John Boehner: The Right Man, at the Wrong Time

Boehner with gavel AP

Following the stunning news that Speaker of the House John Boehner (R-OH) will resign after October, Democrats will feign empathy and argue that he was a victim of extremist Tea Party conservatives in the Republican caucus. In reality, Boehner is a victim of President Barack Obama’s aggressive brand of politics, for which he had no response.

Boehner is a deal-maker, accustomed to give-and-take. Obama is a radical ideologue who rejects any compromise.

Boehner is a decent man, with unequalled political skill in the back rooms of Capitol Hill. He rose to power as a function of his seniority within the depleted Republican minority.

As a more vigorous opposition arose with the Tea Party, conservatives questioned whether a more energetic, combative leader might be found. Eric Cantor, who led the fight against the 2009 stimulus, was often mentioned. (He would later fall out of favor over immigration.)

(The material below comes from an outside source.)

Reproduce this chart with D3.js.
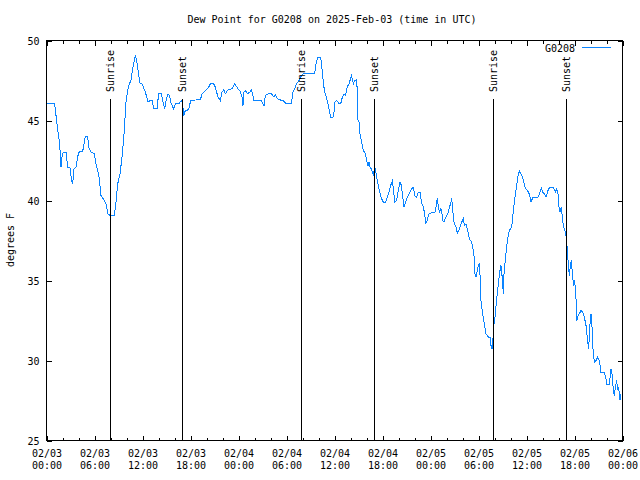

The signal achievement of Boehner’s four years in the Speaker’s chair is the Budget Control Act, the compromise that ended the 2011 debt ceiling crisis. Boehner wanted a “grand bargain” over long-term spending, but Obama–to the his aides’ horror–made that impossible with a last-minute demand for tax hikes.

Conservatives trusted Boehner and gave him their votes to avert a default. They stood with him against Obama’s attempts to cancel the “sequester.”

But Boehner began to lose control when his “Plan B” for resolving the 2012 “fiscal cliff” was rejected by the caucus. He ought to have resigned, but hung on–partly because there was no alternative. (The joke was: “Those who will, can’t; those who can, won’t.”)

Compromise followed compromise, and the defunding fight over Planned Parenthood was the last straw.

Boehner leaves with honor, but disappointment–the right man, at the wrong time.